▶ **JOB**: For this exercise, output only the lines between the "What TikZ code" line and the "minimum height=148pt, text" line, both of them included, and skip all pictures.

▶ **STORED RECORDS**:
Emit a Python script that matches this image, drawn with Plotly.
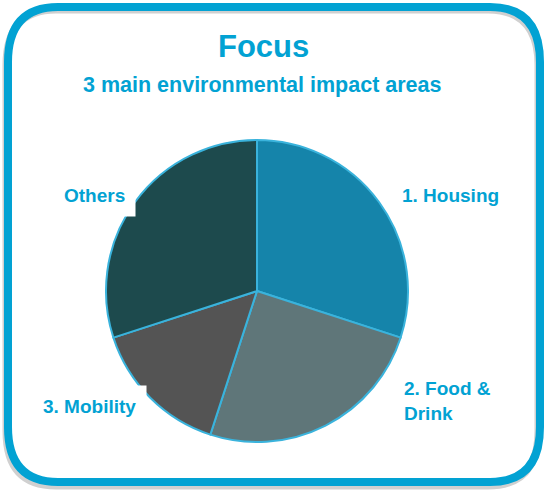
import plotly.graph_objects as go

W, H = 546, 491

categories = ["1. Housing", "2. Food & Drink", "3. Mobility", "Others"]
values = [30, 25, 15, 30]
slice_colors = ["#1584aa", "#5f7679", "#545454", "#1d4a4d"]

title_text = "Focus"
subtitle_text = "3 main environmental impact areas"

BLUE = "#02a2d3"
FONT = "Liberation Sans, Arial, sans-serif"

def px(x):
    return x / W

def py(y):
    return 1 - y / H

# pie geometry (pixel)
cx, cy, r = 257, 291, 151

fig = go.Figure(go.Pie(
    labels=categories,
    values=values,
    sort=False,
    direction="clockwise",
    rotation=0,
    marker=dict(colors=slice_colors, line=dict(color="#3ab3dc", width=2)),
    textinfo="none",
    hoverinfo="label+percent",
    domain=dict(x=[px(cx - r), px(cx + r)], y=[py(cy + r), py(cy - r)]),
    showlegend=False,
))

def rounded_path(x0, y0, x1, y1, rx, ry):
    pts = [
        f"M {px(x0 + rx)} {py(y0)}",
        f"L {px(x1 - rx)} {py(y0)}",
        f"Q {px(x1)} {py(y0)} {px(x1)} {py(y0 + ry)}",
        f"L {px(x1)} {py(y1 - ry)}",
        f"Q {px(x1)} {py(y1)} {px(x1 - rx)} {py(y1)}",
        f"L {px(x0 + rx)} {py(y1)}",
        f"Q {px(x0)} {py(y1)} {px(x0)} {py(y1 - ry)}",
        f"L {px(x0)} {py(y0 + ry)}",
        f"Q {px(x0)} {py(y0)} {px(x0 + rx)} {py(y0)}",
        "Z",
    ]
    return " ".join(pts)

shapes = [
    dict(type="path", xref="paper", yref="paper",
         path=rounded_path(6, 10, 538, 486, 50, 55),
         line=dict(color="#d0d0d0", width=7), layer="below"),
    dict(type="path", xref="paper", yref="paper",
         path=rounded_path(8, 7, 540, 482, 50, 55),
         line=dict(color=BLUE, width=8), layer="below"),
]

common = dict(xref="paper", yref="paper", showarrow=False, yanchor="middle")

annotations = [
    dict(text=f"<b>{title_text}</b>", x=px(263), y=py(47), xanchor="center",
         font=dict(size=31, color=BLUE, family=FONT), **common),
    dict(text=f"<b>{subtitle_text}</b>", x=px(262), y=py(85), xanchor="center",
         font=dict(size=21.5, color=BLUE, family=FONT), **common),
    dict(text="<b>1. Housing</b>", x=px(392), y=py(195),
         xanchor="left", bgcolor="white", borderpad=9,
         font=dict(size=19, color=BLUE, family=FONT), **common),
    dict(text="<b>Others</b>", x=px(136), y=py(195),
         xanchor="right", bgcolor="white", borderpad=10,
         font=dict(size=19, color=BLUE, family=FONT), **common),
    dict(text="<b>3. Mobility</b>", x=px(147), y=py(406),
         xanchor="right", bgcolor="white", borderpad=10,
         font=dict(size=19, color=BLUE, family=FONT), **common),
    dict(text="<b>2. Food &amp;<br>Drink</b>", x=px(398), y=py(401),
         xanchor="left", align="left", bgcolor="white", borderpad=5,
         font=dict(size=19, color=BLUE, family=FONT), **common),
]

fig.update_layout(
    width=W, height=H,
    margin=dict(l=0, r=0, t=0, b=0),
    paper_bgcolor="white", plot_bgcolor="white",
    shapes=shapes, annotations=annotations,
)

fig.write_html("out.html", config={"displayModeBar": False},
               post_script="document.body.style.margin='0';document.body.style.overflow='hidden';")
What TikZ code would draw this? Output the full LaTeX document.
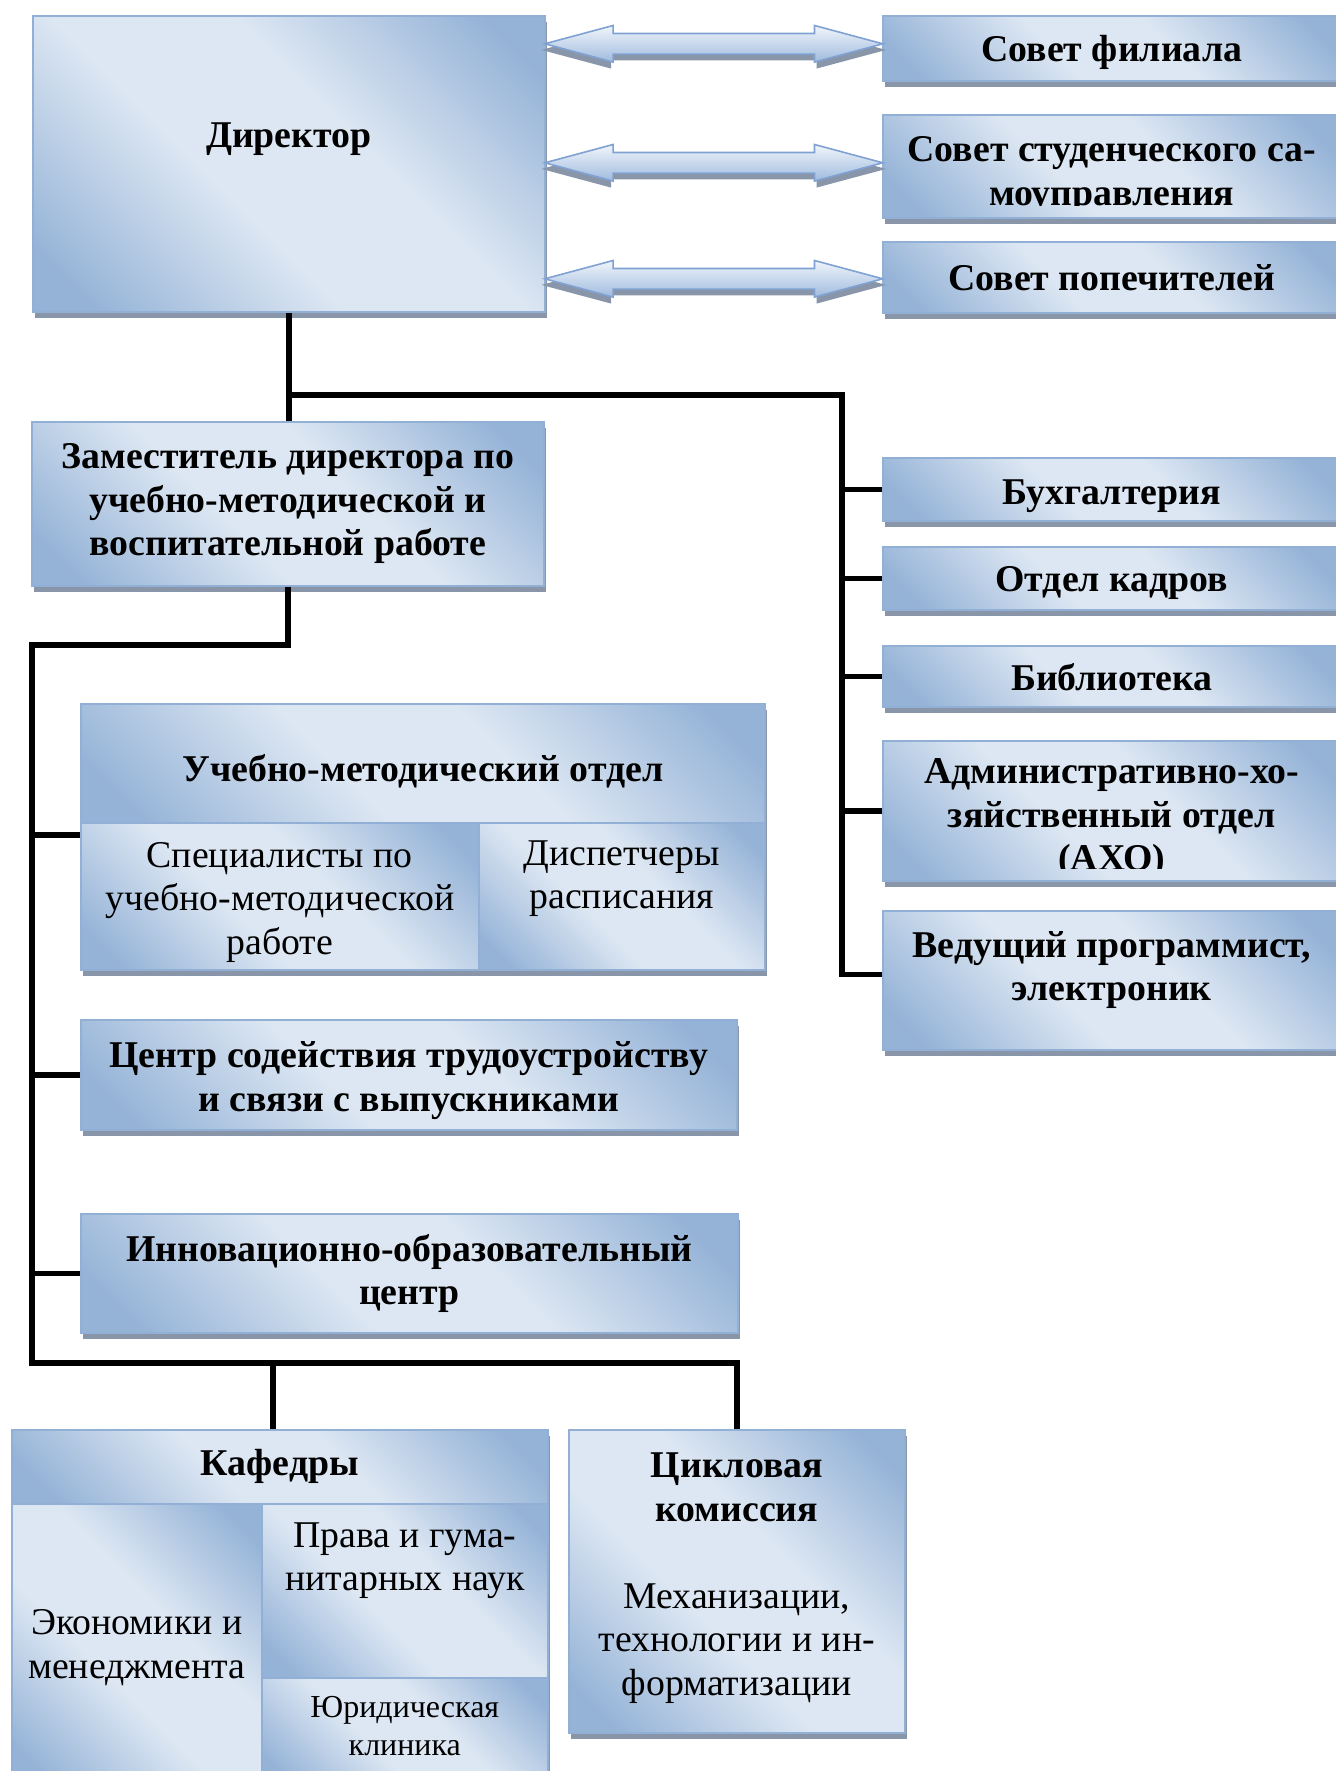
\documentclass[tikz,border=0pt]{standalone}
\usepackage{fontspec}
\setmainfont{Liberation Serif}
\usetikzlibrary{calc,shadows,shapes.arrows}

\definecolor{boxdark}{RGB}{149,179,215}
\definecolor{boxlight}{RGB}{221,231,243}
\definecolor{boxline}{RGB}{146,176,214}
\definecolor{shadowc}{RGB}{137,150,170}
\definecolor{arrline}{RGB}{128,162,210}
\definecolor{arrlight}{RGB}{240,245,251}
\definecolor{arrdark}{RGB}{160,187,222}

\pgfdeclarehorizontalshading{boxshade}{100bp}{color(0bp)=(boxdark); color(20bp)=(boxdark); color(42bp)=(boxlight); color(58bp)=(boxlight); color(80bp)=(boxdark); color(100bp)=(boxdark)}

\newcommand\bigtext{\fontsize{18.9pt}{21.75pt}\selectfont}
\newcommand\smalltext{\fontsize{16pt}{19pt}\selectfont}

\tikzset{
  unitbox/.style={draw=boxline, line width=0.8pt, shading=boxshade, shading angle=45,
    drop shadow={shadow xshift=1pt, shadow yshift=-3pt, fill=shadowc, opacity=1},
    anchor=north west, inner sep=0pt, align=center, font=\bigtext\bfseries},
  subunit/.style={unitbox, font=\bigtext},
  link/.style={line width=2.7pt},
  twoway/.style={double arrow, draw=arrline, line width=0.8pt, top color=arrlight, bottom color=arrdark,
    text height=9.5pt, text depth=0pt, minimum width=17.5pt, double arrow head extend=4pt,
    double arrow tip angle=30, minimum height=169pt, inner sep=0pt,
    drop shadow={shadow xshift=0pt, shadow yshift=-3pt, shadow scale=1.02, fill=shadowc, opacity=1}}
}

\begin{document}
\begin{tikzpicture}[x=0.5pt, y=-0.5pt]
\useasboundingbox (0,0) rectangle (1335,1771);

\node[unitbox, minimum width=256pt, minimum height=148pt, text depth=29pt] (dir) at (32,15) {Директор};

\node[unitbox, minimum width=229pt, minimum height=32.5pt, text height=17.5pt] (sf) at (882,15) {Совет филиала};
\node[unitbox, minimum width=229pt, minimum height=51.5pt] (ssu) at (882,114) {};
\begin{scope}
  \clip (ssu.north west) rectangle ([yshift=6.5pt]ssu.south east);
  \node[font=\bigtext\bfseries, align=center, inner sep=0pt] (ssut) at ([yshift=-4.5pt]ssu.center) {Совет студенческого са-\\моуправления};
\end{scope}
\node[unitbox, minimum width=229pt, minimum height=35.5pt] (sp) at (882,241) {Совет попечителей};

\node[twoway] (a1) at ($(dir.east |- sf.west)!0.5!(sf.west) + (0,-4.5)$) {};
\node[twoway] (a2) at ($(dir.east |- ssu.west)!0.5!(ssu.west) + (0,-3.5)$) {};
\node[twoway] (a3) at ($(dir.east |- sp.west)!0.5!(sp.west) + (0,1.5)$) {};

\node[unitbox, minimum width=256pt, minimum height=82pt] (zam) at (31,421) {Заместитель директора по\\учебно-методической и\\воспитательной работе};

\node[unitbox, minimum width=229pt, minimum height=31.5pt, text height=19.3pt] (bh) at (882,457) {Бухгалтерия};
\node[unitbox, minimum width=229pt, minimum height=31.5pt, text height=17.3pt] (ok) at (882,546) {Отдел кадров};
\node[unitbox, minimum width=229pt, minimum height=30.5pt, text height=14.7pt] (lib) at (882,645) {Библиотека};
\node[unitbox, minimum width=229pt, minimum height=70pt] (axo) at (882,740) {};
\begin{scope}
  \clip (axo.north west) rectangle ([yshift=6.5pt]axo.south east);
  \node[font=\bigtext\bfseries, align=center, inner sep=0pt] (axot) at ([yshift=-4pt]axo.center) {Административно-хо-\\зяйственный отдел\\(АХО)};
\end{scope}
\node[unitbox, minimum width=229pt, minimum height=69.5pt, text depth=14.1pt] (ved) at (882,910) {Ведущий программист,\\электроник};

\node[unitbox, minimum width=342pt, minimum height=59.5pt, text height=21pt] (umo) at (80,703) {Учебно-методический отдел};
\node[subunit, minimum width=199pt, minimum height=73.5pt, text height=62pt] (spec) at (80,822) {Специалисты по\\учебно-методической\\работе};
\node[subunit, minimum width=143pt, minimum height=73.5pt, text depth=21.6pt] (disp) at (478,822) {Диспетчеры\\расписания};

\node[unitbox, minimum width=328pt, minimum height=55pt, text height=40.5pt] (csz) at (80,1019) {Центр содействия трудоустройству\\и связи с выпускниками};
\node[unitbox, minimum width=328.5pt, minimum height=59.5pt] (ioc) at (80,1213) {Инновационно-образовательный\\центр};

\node[unitbox, minimum width=268pt, minimum height=37pt] (kaf) at (11,1429) {Кафедры};
\node[subunit, minimum width=125pt, minimum height=141pt, text depth=0.7pt] (econ) at (11,1503) {Экономики и\\менеджмента};
\node[subunit, minimum width=143pt, minimum height=87pt, text depth=34pt] (prav) at (261,1503) {Права и гума-\\нитарных наук};
\node[subunit, minimum width=143pt, minimum height=54pt, font=\smalltext, text depth=5.9pt] (yur) at (261,1677) {Юридическая\\клиника};
\node[subunit, minimum width=168pt, minimum height=151.5pt, text depth=7.4pt] (cyc) at (568,1429) {\textbf{Цикловая}\\\textbf{комиссия}\\[21.75pt]Механизации,\\технологии и ин-\\форматизации};

\coordinate (j1) at (288,395);
\coordinate (rb) at (842,395);
\draw[link] (dir.south) -- (dir.south |- zam.north);
\draw[link] (j1) -- (rb) |- ([yshift=3pt]ved.west);
\foreach \n in {bh,ok,lib,axo} \draw[link] (rb |- \n.west) -- (\n.west);

\coordinate (lb) at (32,645);
\coordinate (lbend) at (32,1363);
\coordinate (umot) at ([yshift=-6.5pt]spec.north west);
\draw[link] (zam.south) |- (lb) -- (lbend) -| (cyc.north);
\draw[link] ([xshift=-3.5pt]kaf.north |- lbend) -- ([xshift=-3.5pt]kaf.north);
\draw[link] (lb |- umot) -- (umot);
\foreach \n in {csz,ioc} \draw[link] (lb |- \n.west) -- (\n.west);
\end{tikzpicture}
\end{document}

▶ **SOLUTION**:
What TikZ code would draw this? Output the full LaTeX document.
\documentclass[tikz,border=0pt]{standalone}
\usepackage{fontspec}
\setmainfont{Liberation Serif}
\usetikzlibrary{calc,shadows,shapes.arrows}

\definecolor{boxdark}{RGB}{149,179,215}
\definecolor{boxlight}{RGB}{221,231,243}
\definecolor{boxline}{RGB}{146,176,214}
\definecolor{shadowc}{RGB}{137,150,170}
\definecolor{arrline}{RGB}{128,162,210}
\definecolor{arrlight}{RGB}{240,245,251}
\definecolor{arrdark}{RGB}{160,187,222}

\pgfdeclarehorizontalshading{boxshade}{100bp}{color(0bp)=(boxdark); color(20bp)=(boxdark); color(42bp)=(boxlight); color(58bp)=(boxlight); color(80bp)=(boxdark); color(100bp)=(boxdark)}

\newcommand\bigtext{\fontsize{18.9pt}{21.75pt}\selectfont}
\newcommand\smalltext{\fontsize{16pt}{19pt}\selectfont}

\tikzset{
  unitbox/.style={draw=boxline, line width=0.8pt, shading=boxshade, shading angle=45,
    drop shadow={shadow xshift=1pt, shadow yshift=-3pt, fill=shadowc, opacity=1},
    anchor=north west, inner sep=0pt, align=center, font=\bigtext\bfseries},
  subunit/.style={unitbox, font=\bigtext},
  link/.style={line width=2.7pt},
  twoway/.style={double arrow, draw=arrline, line width=0.8pt, top color=arrlight, bottom color=arrdark,
    text height=9.5pt, text depth=0pt, minimum width=17.5pt, double arrow head extend=4pt,
    double arrow tip angle=30, minimum height=169pt, inner sep=0pt,
    drop shadow={shadow xshift=0pt, shadow yshift=-3pt, shadow scale=1.02, fill=shadowc, opacity=1}}
}

\begin{document}
\begin{tikzpicture}[x=0.5pt, y=-0.5pt]
\useasboundingbox (0,0) rectangle (1335,1771);

\node[unitbox, minimum width=256pt, minimum height=148pt, text depth=29pt] (dir) at (32,15) {Директор};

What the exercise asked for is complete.